Amidst shouts in Italian and a few anachronistic jokes, James Reston Jr.’s play, Galileo’s Torch, based on the life and trial of Galileo Galilei had its Martha’s Vineyard premiere Monday night in a reading at Vineyard Playhouse directed by Scott Barrow.

“I’m absolutely thrilled with tonight,” said Mr. Reston during a question and answer session after the play. “But I would love to do it as a full production.”

The play recounts Galileo’s life from his discovery of the telescope up until his trial and subsequent house arrest under which he would remain for the rest of his life. The narrative was framed as one of a biographer trying to put together a play with a group of actors who questioned his motives and reasoning at every turn, creating a play within a play aspect that invoked Renaissance style.

Mr. Reston formed the idea for the play from a book he had written on Galileo in the early 1990s, Galileo: A Life. The trial scene of the famous Renaissance man gave Mr. Reston the dramatic fuel he needed to turn the rest of the book into a play based around Galileo’s life. Its reading Thursday night at the Vineyard Playhouse is only one of a few times the work has had anything like a production, having previously been staged outdoors in Washington, D.C. last summer.

The play raises questions about Galileo’s fraught relationship with his two nun daughters, along with whether or not he was physically tortured by inquisitors, and the myth that following his recanting of his beliefs he said, “It still moves,” in reference to his belief in a heliocentric theory. Many of these questions are only given partial answers, and Mr. Reston actually prefers it that way.

“I like it to be a little more open ended,” he said, as audience members questioned him afterwards on the subject of Galileo’s possible torture. “Was it psychological or physical scars? I don’t know.”
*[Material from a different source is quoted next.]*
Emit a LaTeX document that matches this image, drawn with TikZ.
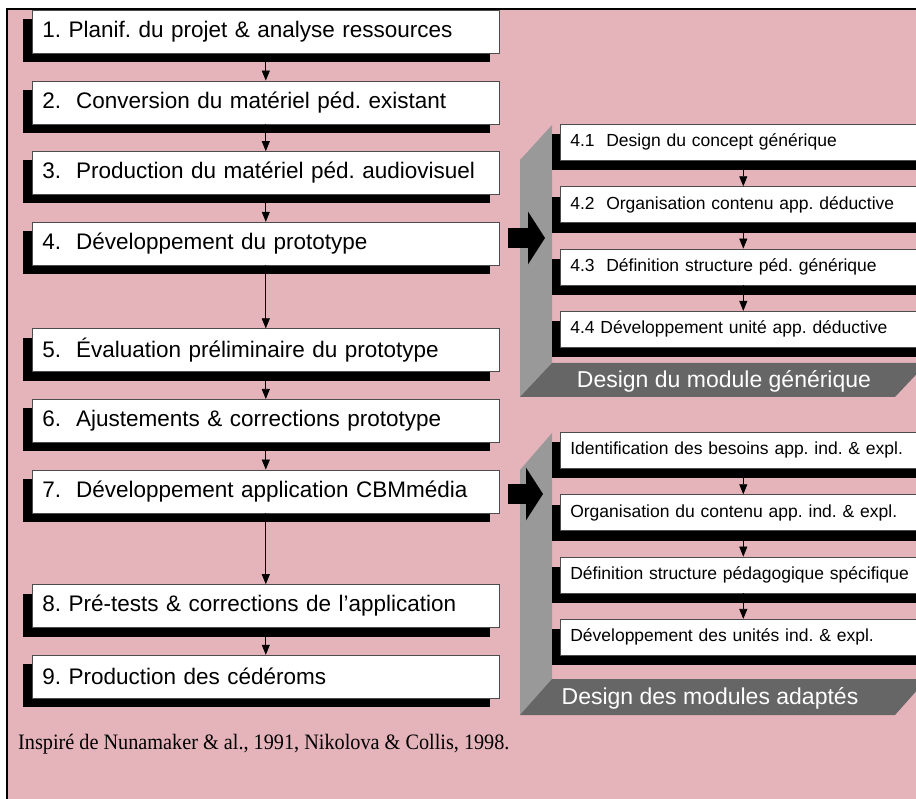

During the question and answer period, many in the crowd listed the numerous things they liked about the play, ranging from the tension created between Pope Urban VIII and Galileo to the vocal range possessed by the actors on stage who had to rapidly shift from one character to another as the play jumped in and out of the modern day.

But one thing was clear above all else as Mr. Reston answered questions: the play was certainly his own invention. After one audience member asked about whether dialogue had been taken directly from Galileo’s own letters, Mr. Reston corrected that assumption quickly.

“That came from my own head,” he said.